Catholic Transcript Magazine of the Roman Catholic Archdiocese of Hartford Connecticut

Sunday, February 18, 2018

MsgrLiptak_TNQ. Is it really true that our Pilgrim forefathers once actually prohibited the celebration of Christmas here in New England?

A. Not only was Christmas once outlawed here in New England, but, after reading the signs of aggressive secularism and materialism, it could happen again.

The Christmas celebration was introduced to North America by missionaries (e.g., the French "Blackrobes") and immigrants both Catholic and protestant. Spanish settlers here (e.g., in Florida) celebrated Christmas as early as the 16th century; the French in what is now Canada, during the 17th century.

Nonetheless, the Puritans who settled in New England viewed Christmas largely as a "papist" invention. In Boston, Christmas was an ordinary working day until at least 1856, and laborers who refused to work on Christmas Day were either docked in pay or, in many cases, dismissed from their jobs. Father Francis X. Weiser, whose historical survey I rely upon in this area, recounts that factory managers or owners would even schedule earlier work hours than usual (e.g., beginning at 5 a.m.), deliberately to prevent their Catholic personnel from attending Mass. And up to 1870, in Boston, public schools were in session; among penalties for noncompliance was public dismissal.
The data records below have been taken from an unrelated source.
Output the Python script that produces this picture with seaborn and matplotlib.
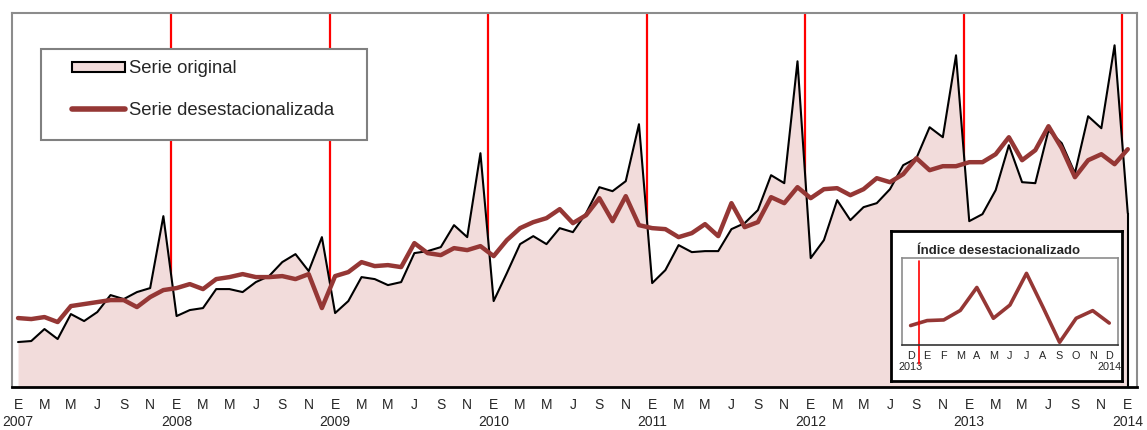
import matplotlib
matplotlib.use("Agg")
import matplotlib.pyplot as plt
import numpy as np
import pandas as pd
import seaborn as sns
from matplotlib.patches import Patch, Rectangle
from matplotlib.lines import Line2D

# Datos (alturas, ene-2007 a ene-2014)
letras_mes = ['E', 'F', 'M', 'A', 'M', 'J', 'J', 'A', 'S', 'O', 'N', 'D']
fechas = pd.date_range('2007-01-01', '2014-01-01', freq='MS')

serie_original = [45, 46, 58, 48, 73, 66, 75, 92, 88, 95, 99, 171,
                  71, 77, 79, 98, 98, 95, 105, 111, 125, 133, 116, 150,
                  74, 86, 110, 108, 102, 105, 134, 136, 140, 162, 150, 234,
                  86, 114, 143, 151, 143, 159, 155, 174, 200, 196, 206, 263,
                  104, 117, 142, 135, 136, 136, 158, 164, 177, 212, 204, 326,
                  129, 147, 187, 167, 180, 184, 198, 222, 229, 260, 250, 332,
                  166, 173, 197, 242, 205, 204, 257, 244, 214, 271, 259, 342,
                  174]
serie_desest = [69, 68, 70, 65, 81, 83, 85, 87, 87, 80, 90, 97,
                99, 103, 98, 108, 110, 113, 110, 110, 111, 108, 113, 79,
                111, 115, 125, 121, 122, 120, 144, 134, 132, 139, 137, 141,
                131, 147, 159, 165, 169, 178, 164, 172, 189, 166, 191, 162,
                159, 158, 150, 154, 163, 151, 184, 160, 165, 190, 184, 200,
                189, 198, 199, 192, 198, 209, 205, 213, 229, 217, 221, 221,
                225, 225, 233, 250, 227, 237, 261, 239, 210, 227, 233, 223,
                238]

# Recuadro: indice desestacionalizado dic-2013 a dic-2014
inset_meses = ['D', 'E', 'F', 'M', 'A', 'M', 'J', 'J', 'A', 'S', 'O', 'N', 'D']
inset_anios = ['2013', '', '', '', '', '', '', '', '', '', '', '', '2014']
indice_desest = [0.94, 1.18, 1.21, 1.67, 2.78, 1.29, 1.93, 3.46, 1.82, 0.13, 1.29, 1.66, 1.06]

df = pd.DataFrame({'t': np.arange(len(fechas)), 'original': serie_original,
                   'desest': serie_desest})
df_in = pd.DataFrame({'t': np.arange(len(inset_meses)), 'indice': indice_desest})

sns.set_style('white')
plt.rcParams['font.family'] = ['Liberation Sans', 'DejaVu Sans']

rosa = '#F2DCDB'
granate = '#953735'

fig = plt.figure(figsize=(11.47, 4.30), dpi=100)
ax = fig.add_axes([0.0102, 0.1, 0.9811, 0.869])

# lineas rojas de cambio de anio
for t, d in zip(df['t'], fechas):
    if d.month == 1 and d.year > 2007:
        ax.axvline(t - 0.4, color='#FF0000', lw=1.6, zorder=1)

ax.fill_between(df['t'], 0, df['original'], color=rosa, lw=0, zorder=2)
sns.lineplot(data=df, x='t', y='original', color='black', lw=1.5, ax=ax, zorder=3)
ax.vlines(df['t'].iloc[-1], 0, df['original'].iloc[-1], color='black', lw=1.5, zorder=3)
sns.lineplot(data=df, x='t', y='desest', color=granate, lw=3.2, ax=ax, zorder=4)

ax.set_xlim(-0.48, 84.7)
ax.set_ylim(0, 374)
ax.set_xlabel('')
ax.set_ylabel('')
ax.set_yticks([])

labels = []
for d in fechas[::2]:
    lab = letras_mes[d.month - 1]
    if d.month == 1:
        lab += '\n' + str(d.year)
    labels.append(lab)
ax.set_xticks(df['t'][::2], labels, fontsize=10, linespacing=1.25)
ax.tick_params(axis='x', which='major', length=0, pad=8)
julios = [t - 0.4 for t, d in zip(df['t'], fechas) if d.month == 7]
ax.set_xticks(julios, minor=True)
ax.tick_params(axis='x', which='minor', direction='in', length=4, width=1, color='black')

for s in ['left', 'top', 'right']:
    ax.spines[s].set_color('#8C8C8C')
    ax.spines[s].set_linewidth(1.5)
ax.spines['bottom'].set_color('black')
ax.spines['bottom'].set_linewidth(2)

# leyenda
ax.add_patch(Rectangle((0.026, 0.661), 0.2897, 0.2435, transform=ax.transAxes,
                       facecolor='white', edgecolor='#808080', lw=1.5, zorder=5))
handles = [Patch(facecolor=rosa, edgecolor='black', lw=1.5),
           Line2D([], [], color=granate, lw=4)]
leg = ax.legend(handles, ['Serie original', 'Serie desestacionalizada'],
                loc='upper left', bbox_to_anchor=(0.0536, 0.874), frameon=False,
                borderpad=0, borderaxespad=0, fontsize=13.3, handlelength=2.85,
                handleheight=0.5, handletextpad=0.25, labelspacing=1.35)
leg.set_zorder(6)

# recuadro
ax_box = fig.add_axes([0.7766, 0.114, 0.2017, 0.3477])
ax_box.set_facecolor('white')
ax_box.set_xticks([])
ax_box.set_yticks([])
for s in ax_box.spines.values():
    s.set_color('black')
    s.set_linewidth(2)

ax_in = fig.add_axes([0.7867, 0.1977, 0.1876, 0.2012])
ax_in.set_facecolor('white')
sns.lineplot(data=df_in, x='t', y='indice', color=granate, lw=2.6, ax=ax_in)
ax_in.axvline(0.5, ymin=-0.22, ymax=0.97, color='#FF0000', lw=1.2, clip_on=False)
ax_in.set_xlim(-0.5, 12.5)
ax_in.set_ylim(0, 4.18)
ax_in.set_xlabel('')
ax_in.set_ylabel('')
in_labels = [m + '\n' + a if a else m for m, a in zip(inset_meses, inset_anios)]
ax_in.set_xticks(df_in['t'], in_labels, fontsize=7.8, linespacing=1.2)
ax_in.tick_params(axis='x', which='major', length=0, pad=4)
ax_in.set_xticks(np.arange(-0.5, 13, 1), minor=True)
ax_in.tick_params(axis='x', which='minor', direction='out', length=3, width=0.8, color='black')
ax_in.set_yticks([1, 2, 3], [])
ax_in.tick_params(axis='y', direction='out', length=2, width=0.8, color='#8C8C8C')
for s in ['left', 'top', 'right']:
    ax_in.spines[s].set_color('#8C8C8C')
    ax_in.spines[s].set_linewidth(1.2)
ax_in.spines['bottom'].set_color('#333333')
ax_in.spines['bottom'].set_linewidth(1.2)
ax_in.text(0.068, 1.09, 'Índice desestacionalizado', transform=ax_in.transAxes,
           fontsize=9.5, fontweight='bold', va='center', ha='left')

fig.savefig('out.png', dpi=100)
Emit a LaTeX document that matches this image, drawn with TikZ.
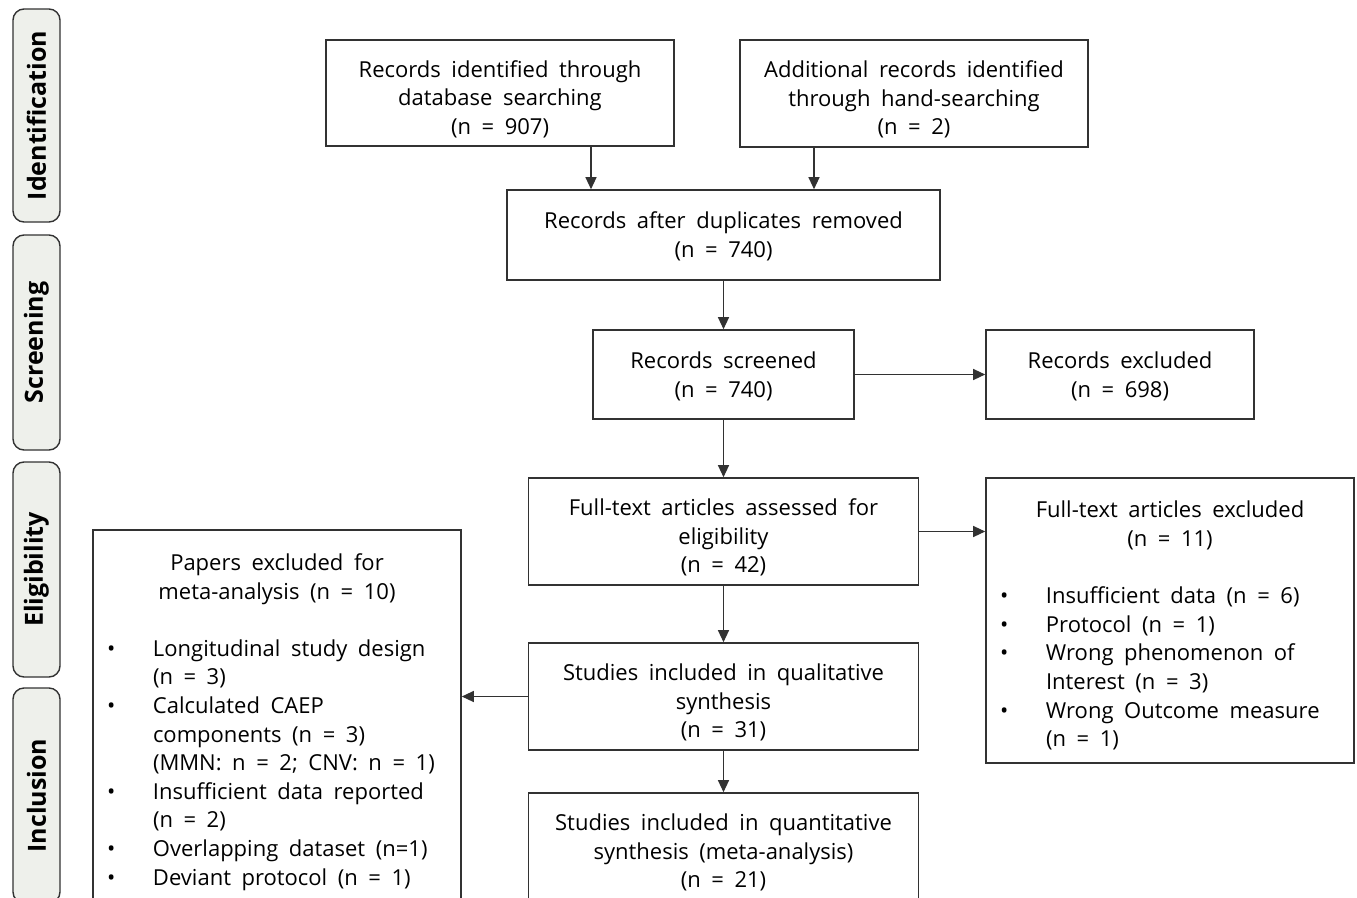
\documentclass[tikz,border=0pt]{standalone}
\usepackage{fontspec}
\setmainfont{Open Sans}[WordSpace=1.85]
\usetikzlibrary{arrows.meta}
\definecolor{FrameClr}{RGB}{50,50,50}
\definecolor{PhaseClr}{RGB}{238,240,235}

\newcommand{\boxhead}[1]{{\centering #1\par}\vspace{28.6pt}}
\newcommand{\bitem}[1]{\par\hangindent=60pt\hangafter=1\noindent
  \hspace*{14pt}\makebox[46pt][l]{\textbullet}#1\par}

\tikzset{
  frame/.style={draw=FrameClr,line width=1.6pt,inner sep=0pt,
    font=\fontsize{22}{28.6}\selectfont},
  box/.style={frame,align=flush center,text width=#1,minimum width=#1,
    text height=20pt},
  threeline/.style={text height=29pt},
  listbox/.style={frame,align=flush left,text width=#1,minimum width=#1,
    text height=27pt},
  phase/.style={draw=FrameClr,fill=PhaseClr,rounded corners=11pt,line width=1.4pt,
    minimum height=47pt,rotate=90,font=\fontsize{25}{30}\selectfont\bfseries},
  arr/.style={-{Triangle[length=12pt,width=11pt]},line width=1.2pt,draw=FrameClr}
}

\begin{document}
\begin{tikzpicture}[x=1pt,y=-1pt]
\useasboundingbox (0,0) rectangle (1357,897);
\clip (0,0) rectangle (1357,897);

\node[phase,minimum width=213pt] (idf) at (36.5,115.5) {Identification};
\node[phase,minimum width=215pt] (scrn) at (36.5,342.5) {Screening};
\node[phase,minimum width=215pt] (elig) at (36.5,569.5) {Eligibility};
\node[phase,minimum width=215pt] (incl) at (36.5,795.5) {Inclusion};

\node[box=348pt,threeline,minimum height=106pt] (rec) at (500,93)
  {Records identified through\\database searching\\(n = 907)};
\node[box=348pt,threeline,minimum height=107pt] (add) at (914,93.5)
  {Additional records identified\\through hand-searching\\(n = 2)};
\node[box=433pt,minimum height=90pt] (dup) at (723.5,235)
  {Records after duplicates removed\\(n = 740)};
\node[box=261pt,minimum height=89pt] (scr) at (723.5,374.5)
  {Records screened\\(n = 740)};
\node[box=268pt,minimum height=89pt] (excl) at (1120,374.5)
  {Records excluded\\(n = 698)};
\node[box=390pt,threeline,minimum height=107pt] (full) at (723.5,531.5)
  {Full-text articles assessed for\\eligibility\\(n = 42)};
\node[box=390pt,threeline,minimum height=107pt] (qual) at (723.5,696.5)
  {Studies included in qualitative\\synthesis\\(n = 31)};
\node[box=390pt,threeline,minimum height=107pt] (quant) at (723.5,846.5)
  {Studies included in quantitative\\synthesis (meta-analysis)\\(n = 21)};

\node[listbox=368pt,minimum height=285pt] (fexcl) at (1170,620.5)
  {\boxhead{Full-text articles excluded\\(n = 11)}
   \bitem{Insufficient data (n = 6)}
   \bitem{Protocol (n = 1)}
   \bitem{Wrong phenomenon of\newline Interest (n = 3)}
   \bitem{Wrong Outcome measure\newline (n = 1)}};
\node[listbox=368pt,minimum height=374pt] (papx) at (277,717)
  {\boxhead{Papers excluded for\\meta-analysis (n = 10)}
   \bitem{Longitudinal study design\newline (n = 3)}
   \bitem{Calculated CAEP\newline components (n = 3)\newline (MMN: n = 2; CNV: n = 1)}
   \bitem{Insufficient data reported\newline (n = 2)}
   \bitem{Overlapping dataset (n=1)}
   \bitem{Deviant protocol (n = 1)}};

\draw[arr] ([xshift=91pt]rec.south) -- ([xshift=91pt]rec.south |- dup.north);
\draw[arr] ([xshift=-100pt]add.south) -- ([xshift=-100pt]add.south |- dup.north);
\draw[arr] (dup) -- (scr);
\draw[arr] (scr) -- (excl);
\draw[arr] (scr) -- (full);
\draw[arr] (full.east) -- (full.east -| fexcl.west);
\draw[arr] (full) -- (qual);
\draw[arr] (qual.west) -- (qual.west -| papx.east);
\draw[arr] (qual) -- (quant);

\end{tikzpicture}
\end{document}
Immigrants from, first, Ireland, France and Germany; then from southern and eastern Europe, really turned the tide, as it were, in publicly observing Christmas in America. All of them brought the Christmas Crib or Manger; the Germans, especially, transplanted the Christmas Tree. The Irish emphasized Christmas candles in windows. And all carried with them their traditional Christmas carols (e.g., Adeste Fideles, Silent Night) as well as legion Christmas foods and other customs (e.g., "Christmas Angels," the blessing of unleavened wafers known as Oplatki; the placing of straw under tablecloths).

Of course the Christmas Liturgy is another chapter. It includes the Midnight Mass, plus the "three Masses of Christmas," plus the ringing of special bells for the hour preceding midnight. There is also the custom of placing a statue of the Infant Christ in the Manger before Mass (or during the Liturgy of the Word).

Because of various forces hostile to Christianity (or to religion in general) arrayed against the celebration of Christmas today, Catholics have a special calling not only to defend Nativity customs, but especially to embrace them in their homes, neighborhoods, towns and cities.

The Christmas story, as related by St. Luke, bids us all to "be not afraid," in the words of the angel. Take a stand; be not afraid. This is a very holy time of year; Christmas needs safeguarding.